→ Work to be completed
Retype the lines beneath this one, from the first through the line containing "fill=False, edgecolor='black', linewidth=1.0))". Pictures are left out.

→ Recorded data
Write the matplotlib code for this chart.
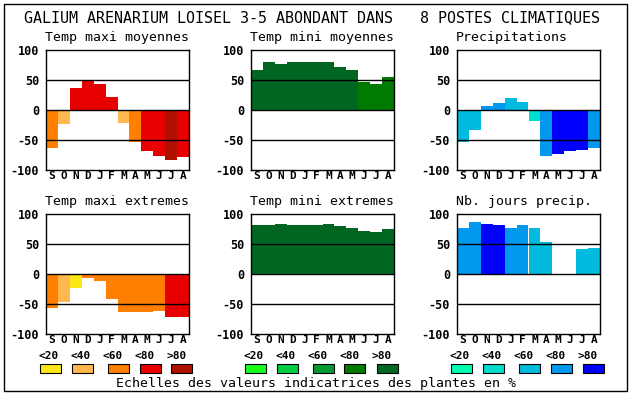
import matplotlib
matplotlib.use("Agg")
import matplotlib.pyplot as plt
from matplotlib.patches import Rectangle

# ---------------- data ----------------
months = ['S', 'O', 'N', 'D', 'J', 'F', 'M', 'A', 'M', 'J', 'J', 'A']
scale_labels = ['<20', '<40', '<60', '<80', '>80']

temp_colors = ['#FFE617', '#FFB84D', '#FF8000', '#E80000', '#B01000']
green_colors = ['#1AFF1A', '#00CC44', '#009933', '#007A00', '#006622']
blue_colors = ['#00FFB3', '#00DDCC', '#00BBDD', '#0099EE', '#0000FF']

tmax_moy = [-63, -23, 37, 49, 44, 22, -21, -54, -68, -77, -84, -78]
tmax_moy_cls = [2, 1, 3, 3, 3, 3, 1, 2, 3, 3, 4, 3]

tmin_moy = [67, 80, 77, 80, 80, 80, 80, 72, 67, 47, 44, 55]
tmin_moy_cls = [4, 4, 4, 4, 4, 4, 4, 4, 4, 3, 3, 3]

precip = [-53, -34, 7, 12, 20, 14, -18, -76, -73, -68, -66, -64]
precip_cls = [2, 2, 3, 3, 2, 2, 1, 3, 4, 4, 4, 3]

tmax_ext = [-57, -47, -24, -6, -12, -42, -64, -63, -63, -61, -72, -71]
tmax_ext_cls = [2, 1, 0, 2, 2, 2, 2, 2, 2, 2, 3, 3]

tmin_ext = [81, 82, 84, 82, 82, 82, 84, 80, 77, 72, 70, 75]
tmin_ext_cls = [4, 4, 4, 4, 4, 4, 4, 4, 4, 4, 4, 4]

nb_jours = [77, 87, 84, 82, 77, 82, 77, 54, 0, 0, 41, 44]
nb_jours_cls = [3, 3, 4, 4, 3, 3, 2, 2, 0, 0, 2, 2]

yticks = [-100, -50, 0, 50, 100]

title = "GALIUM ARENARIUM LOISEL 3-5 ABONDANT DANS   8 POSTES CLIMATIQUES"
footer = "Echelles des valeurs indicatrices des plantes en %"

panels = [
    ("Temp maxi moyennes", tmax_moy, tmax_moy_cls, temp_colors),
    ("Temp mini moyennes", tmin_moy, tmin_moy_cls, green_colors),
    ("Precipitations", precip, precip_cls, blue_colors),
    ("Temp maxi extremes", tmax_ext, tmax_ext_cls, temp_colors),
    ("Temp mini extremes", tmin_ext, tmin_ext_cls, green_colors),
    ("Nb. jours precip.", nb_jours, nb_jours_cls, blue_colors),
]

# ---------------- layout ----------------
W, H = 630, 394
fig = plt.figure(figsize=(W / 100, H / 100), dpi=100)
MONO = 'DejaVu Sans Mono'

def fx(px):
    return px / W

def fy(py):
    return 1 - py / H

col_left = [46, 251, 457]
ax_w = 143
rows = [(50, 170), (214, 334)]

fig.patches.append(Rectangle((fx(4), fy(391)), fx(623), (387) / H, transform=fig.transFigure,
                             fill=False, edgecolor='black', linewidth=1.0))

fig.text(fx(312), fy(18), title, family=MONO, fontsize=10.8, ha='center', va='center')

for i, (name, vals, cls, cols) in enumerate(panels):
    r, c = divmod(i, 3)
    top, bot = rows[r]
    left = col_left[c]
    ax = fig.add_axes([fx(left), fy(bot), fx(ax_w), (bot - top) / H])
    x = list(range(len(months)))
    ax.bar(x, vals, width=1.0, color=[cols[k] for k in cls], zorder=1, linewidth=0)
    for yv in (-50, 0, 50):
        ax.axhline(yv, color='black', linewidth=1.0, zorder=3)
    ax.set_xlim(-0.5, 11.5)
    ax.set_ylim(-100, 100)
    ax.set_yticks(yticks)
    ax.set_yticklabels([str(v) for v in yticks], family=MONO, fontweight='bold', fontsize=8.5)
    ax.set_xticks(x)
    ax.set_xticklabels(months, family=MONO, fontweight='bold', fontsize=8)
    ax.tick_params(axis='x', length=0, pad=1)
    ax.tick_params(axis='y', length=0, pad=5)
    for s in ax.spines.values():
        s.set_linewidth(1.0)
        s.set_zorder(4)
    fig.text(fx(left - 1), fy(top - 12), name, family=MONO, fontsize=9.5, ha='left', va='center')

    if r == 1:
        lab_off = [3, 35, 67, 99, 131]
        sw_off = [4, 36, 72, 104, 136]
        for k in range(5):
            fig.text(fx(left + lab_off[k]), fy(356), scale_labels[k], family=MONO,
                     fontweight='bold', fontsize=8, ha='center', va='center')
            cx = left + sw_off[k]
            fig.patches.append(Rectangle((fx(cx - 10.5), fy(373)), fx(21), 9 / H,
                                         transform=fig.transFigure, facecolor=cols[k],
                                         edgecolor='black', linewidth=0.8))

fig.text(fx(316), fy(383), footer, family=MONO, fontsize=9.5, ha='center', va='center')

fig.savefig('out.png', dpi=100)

→ Solution to the exercise
Write the matplotlib code for this chart.
import matplotlib
matplotlib.use("Agg")
import matplotlib.pyplot as plt
from matplotlib.patches import Rectangle

# ---------------- data ----------------
months = ['S', 'O', 'N', 'D', 'J', 'F', 'M', 'A', 'M', 'J', 'J', 'A']
scale_labels = ['<20', '<40', '<60', '<80', '>80']

temp_colors = ['#FFE617', '#FFB84D', '#FF8000', '#E80000', '#B01000']
green_colors = ['#1AFF1A', '#00CC44', '#009933', '#007A00', '#006622']
blue_colors = ['#00FFB3', '#00DDCC', '#00BBDD', '#0099EE', '#0000FF']

tmax_moy = [-63, -23, 37, 49, 44, 22, -21, -54, -68, -77, -84, -78]
tmax_moy_cls = [2, 1, 3, 3, 3, 3, 1, 2, 3, 3, 4, 3]

tmin_moy = [67, 80, 77, 80, 80, 80, 80, 72, 67, 47, 44, 55]
tmin_moy_cls = [4, 4, 4, 4, 4, 4, 4, 4, 4, 3, 3, 3]

precip = [-53, -34, 7, 12, 20, 14, -18, -76, -73, -68, -66, -64]
precip_cls = [2, 2, 3, 3, 2, 2, 1, 3, 4, 4, 4, 3]

tmax_ext = [-57, -47, -24, -6, -12, -42, -64, -63, -63, -61, -72, -71]
tmax_ext_cls = [2, 1, 0, 2, 2, 2, 2, 2, 2, 2, 3, 3]

tmin_ext = [81, 82, 84, 82, 82, 82, 84, 80, 77, 72, 70, 75]
tmin_ext_cls = [4, 4, 4, 4, 4, 4, 4, 4, 4, 4, 4, 4]

nb_jours = [77, 87, 84, 82, 77, 82, 77, 54, 0, 0, 41, 44]
nb_jours_cls = [3, 3, 4, 4, 3, 3, 2, 2, 0, 0, 2, 2]

yticks = [-100, -50, 0, 50, 100]

title = "GALIUM ARENARIUM LOISEL 3-5 ABONDANT DANS   8 POSTES CLIMATIQUES"
footer = "Echelles des valeurs indicatrices des plantes en %"

panels = [
    ("Temp maxi moyennes", tmax_moy, tmax_moy_cls, temp_colors),
    ("Temp mini moyennes", tmin_moy, tmin_moy_cls, green_colors),
    ("Precipitations", precip, precip_cls, blue_colors),
    ("Temp maxi extremes", tmax_ext, tmax_ext_cls, temp_colors),
    ("Temp mini extremes", tmin_ext, tmin_ext_cls, green_colors),
    ("Nb. jours precip.", nb_jours, nb_jours_cls, blue_colors),
]

# ---------------- layout ----------------
W, H = 630, 394
fig = plt.figure(figsize=(W / 100, H / 100), dpi=100)
MONO = 'DejaVu Sans Mono'

def fx(px):
    return px / W

def fy(py):
    return 1 - py / H

col_left = [46, 251, 457]
ax_w = 143
rows = [(50, 170), (214, 334)]

fig.patches.append(Rectangle((fx(4), fy(391)), fx(623), (387) / H, transform=fig.transFigure,
                             fill=False, edgecolor='black', linewidth=1.0))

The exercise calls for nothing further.